Data section
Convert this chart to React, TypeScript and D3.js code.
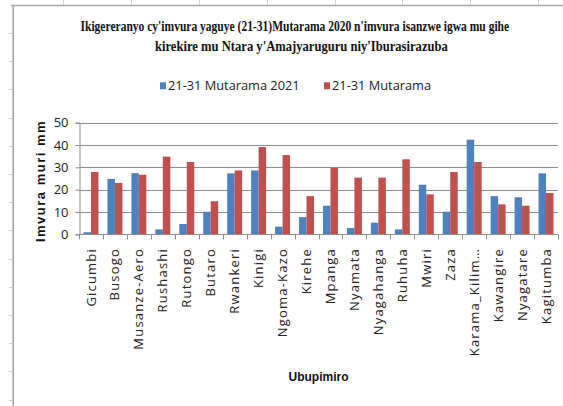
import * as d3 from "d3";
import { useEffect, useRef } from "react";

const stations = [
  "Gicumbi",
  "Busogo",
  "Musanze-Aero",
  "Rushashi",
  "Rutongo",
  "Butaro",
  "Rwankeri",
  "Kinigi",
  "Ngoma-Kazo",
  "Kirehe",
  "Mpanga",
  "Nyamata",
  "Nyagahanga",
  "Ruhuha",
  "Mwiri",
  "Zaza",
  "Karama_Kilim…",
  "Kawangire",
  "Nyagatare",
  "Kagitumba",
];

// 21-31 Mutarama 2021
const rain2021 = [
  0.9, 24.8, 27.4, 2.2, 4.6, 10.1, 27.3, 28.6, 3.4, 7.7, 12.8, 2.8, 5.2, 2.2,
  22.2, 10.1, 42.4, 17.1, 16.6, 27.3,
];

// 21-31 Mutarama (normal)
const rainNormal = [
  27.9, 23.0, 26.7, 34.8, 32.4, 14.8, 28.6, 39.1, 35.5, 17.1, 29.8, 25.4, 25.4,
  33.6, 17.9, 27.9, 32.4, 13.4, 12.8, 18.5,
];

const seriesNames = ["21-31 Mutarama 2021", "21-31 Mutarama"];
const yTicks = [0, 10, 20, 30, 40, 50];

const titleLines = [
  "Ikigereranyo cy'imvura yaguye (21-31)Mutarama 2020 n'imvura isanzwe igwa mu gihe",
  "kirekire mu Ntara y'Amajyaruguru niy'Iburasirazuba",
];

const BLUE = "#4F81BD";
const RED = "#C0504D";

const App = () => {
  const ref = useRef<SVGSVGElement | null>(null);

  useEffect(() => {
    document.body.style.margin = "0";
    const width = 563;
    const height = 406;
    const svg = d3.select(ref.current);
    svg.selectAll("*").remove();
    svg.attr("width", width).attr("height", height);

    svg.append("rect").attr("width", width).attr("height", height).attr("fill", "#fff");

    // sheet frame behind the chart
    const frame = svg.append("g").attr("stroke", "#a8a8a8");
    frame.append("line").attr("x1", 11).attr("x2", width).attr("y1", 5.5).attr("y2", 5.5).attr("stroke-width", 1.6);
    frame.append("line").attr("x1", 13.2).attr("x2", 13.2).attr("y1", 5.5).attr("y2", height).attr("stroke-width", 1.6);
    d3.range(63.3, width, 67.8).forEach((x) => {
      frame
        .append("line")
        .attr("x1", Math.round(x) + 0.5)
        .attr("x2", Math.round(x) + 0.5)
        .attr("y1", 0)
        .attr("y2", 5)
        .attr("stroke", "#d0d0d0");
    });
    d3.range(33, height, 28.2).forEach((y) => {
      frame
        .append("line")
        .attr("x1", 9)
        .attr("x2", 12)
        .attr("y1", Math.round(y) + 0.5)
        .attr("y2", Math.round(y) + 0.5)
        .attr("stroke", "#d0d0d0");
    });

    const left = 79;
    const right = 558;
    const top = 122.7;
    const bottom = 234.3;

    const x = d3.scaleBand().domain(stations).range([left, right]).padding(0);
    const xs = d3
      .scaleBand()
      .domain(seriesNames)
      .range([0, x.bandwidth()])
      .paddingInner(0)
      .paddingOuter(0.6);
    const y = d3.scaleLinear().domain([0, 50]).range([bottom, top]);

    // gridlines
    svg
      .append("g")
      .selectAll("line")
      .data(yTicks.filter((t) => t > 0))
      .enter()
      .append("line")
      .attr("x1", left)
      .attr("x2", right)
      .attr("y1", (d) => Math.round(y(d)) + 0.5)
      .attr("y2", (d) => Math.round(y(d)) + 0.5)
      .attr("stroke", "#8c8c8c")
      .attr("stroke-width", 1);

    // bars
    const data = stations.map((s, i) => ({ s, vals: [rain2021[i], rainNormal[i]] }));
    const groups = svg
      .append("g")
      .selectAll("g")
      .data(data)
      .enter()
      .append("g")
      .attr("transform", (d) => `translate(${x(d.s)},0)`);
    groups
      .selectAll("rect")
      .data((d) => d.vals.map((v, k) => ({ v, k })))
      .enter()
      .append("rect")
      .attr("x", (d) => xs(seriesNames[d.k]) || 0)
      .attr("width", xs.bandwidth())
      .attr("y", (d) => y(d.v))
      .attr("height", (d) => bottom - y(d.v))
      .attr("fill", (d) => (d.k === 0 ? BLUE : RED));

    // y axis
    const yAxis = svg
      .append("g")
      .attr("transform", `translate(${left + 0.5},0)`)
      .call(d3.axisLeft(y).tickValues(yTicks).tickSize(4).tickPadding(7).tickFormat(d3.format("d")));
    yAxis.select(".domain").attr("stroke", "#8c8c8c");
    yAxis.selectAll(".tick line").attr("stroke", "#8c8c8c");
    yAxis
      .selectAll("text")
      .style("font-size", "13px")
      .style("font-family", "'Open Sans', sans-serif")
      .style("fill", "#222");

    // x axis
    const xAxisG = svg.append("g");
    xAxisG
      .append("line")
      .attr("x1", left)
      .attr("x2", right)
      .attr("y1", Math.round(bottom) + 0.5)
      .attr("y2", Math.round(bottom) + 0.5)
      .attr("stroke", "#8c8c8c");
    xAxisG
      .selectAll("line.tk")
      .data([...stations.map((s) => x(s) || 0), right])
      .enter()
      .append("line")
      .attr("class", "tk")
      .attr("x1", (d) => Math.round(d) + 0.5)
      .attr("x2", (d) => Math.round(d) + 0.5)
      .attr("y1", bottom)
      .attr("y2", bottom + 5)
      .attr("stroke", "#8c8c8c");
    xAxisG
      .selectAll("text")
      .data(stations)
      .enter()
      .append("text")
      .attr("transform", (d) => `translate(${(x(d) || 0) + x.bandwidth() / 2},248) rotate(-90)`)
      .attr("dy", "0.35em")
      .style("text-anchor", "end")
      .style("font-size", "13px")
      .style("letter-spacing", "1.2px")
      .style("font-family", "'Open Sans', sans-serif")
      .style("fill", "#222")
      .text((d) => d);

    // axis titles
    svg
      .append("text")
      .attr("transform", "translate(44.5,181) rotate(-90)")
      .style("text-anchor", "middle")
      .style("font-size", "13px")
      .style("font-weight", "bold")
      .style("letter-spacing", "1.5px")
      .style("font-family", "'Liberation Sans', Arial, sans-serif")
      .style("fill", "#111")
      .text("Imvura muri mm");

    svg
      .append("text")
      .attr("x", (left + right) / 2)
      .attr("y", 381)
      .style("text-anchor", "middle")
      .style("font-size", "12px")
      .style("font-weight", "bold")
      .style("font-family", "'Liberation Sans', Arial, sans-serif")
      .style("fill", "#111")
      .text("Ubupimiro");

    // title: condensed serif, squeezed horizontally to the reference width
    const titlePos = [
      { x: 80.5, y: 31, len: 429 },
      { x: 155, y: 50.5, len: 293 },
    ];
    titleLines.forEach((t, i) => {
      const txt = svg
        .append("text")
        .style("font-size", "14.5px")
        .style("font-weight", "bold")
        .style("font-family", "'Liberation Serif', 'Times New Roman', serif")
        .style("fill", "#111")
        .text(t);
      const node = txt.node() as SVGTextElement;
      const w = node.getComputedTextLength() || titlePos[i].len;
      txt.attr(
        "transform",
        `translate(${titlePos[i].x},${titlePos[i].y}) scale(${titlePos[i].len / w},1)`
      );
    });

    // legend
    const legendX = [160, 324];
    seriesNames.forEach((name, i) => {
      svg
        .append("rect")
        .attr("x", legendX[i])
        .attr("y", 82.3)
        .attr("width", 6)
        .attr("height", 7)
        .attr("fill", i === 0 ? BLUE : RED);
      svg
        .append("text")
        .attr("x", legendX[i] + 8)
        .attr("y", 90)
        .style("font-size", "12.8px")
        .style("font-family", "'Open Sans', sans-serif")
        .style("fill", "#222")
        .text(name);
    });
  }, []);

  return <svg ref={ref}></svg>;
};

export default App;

Exercise task
Exactly as written, please give again the lines from the beginning of the listing through the line containing "const yTicks = [0, 10, 20, 30, 40, 50];", inclusive, without any pictures.

Result for this task
Convert this chart to React, TypeScript and D3.js code.
import * as d3 from "d3";
import { useEffect, useRef } from "react";

const stations = [
  "Gicumbi",
  "Busogo",
  "Musanze-Aero",
  "Rushashi",
  "Rutongo",
  "Butaro",
  "Rwankeri",
  "Kinigi",
  "Ngoma-Kazo",
  "Kirehe",
  "Mpanga",
  "Nyamata",
  "Nyagahanga",
  "Ruhuha",
  "Mwiri",
  "Zaza",
  "Karama_Kilim…",
  "Kawangire",
  "Nyagatare",
  "Kagitumba",
];

// 21-31 Mutarama 2021
const rain2021 = [
  0.9, 24.8, 27.4, 2.2, 4.6, 10.1, 27.3, 28.6, 3.4, 7.7, 12.8, 2.8, 5.2, 2.2,
  22.2, 10.1, 42.4, 17.1, 16.6, 27.3,
];

// 21-31 Mutarama (normal)
const rainNormal = [
  27.9, 23.0, 26.7, 34.8, 32.4, 14.8, 28.6, 39.1, 35.5, 17.1, 29.8, 25.4, 25.4,
  33.6, 17.9, 27.9, 32.4, 13.4, 12.8, 18.5,
];

const seriesNames = ["21-31 Mutarama 2021", "21-31 Mutarama"];
const yTicks = [0, 10, 20, 30, 40, 50];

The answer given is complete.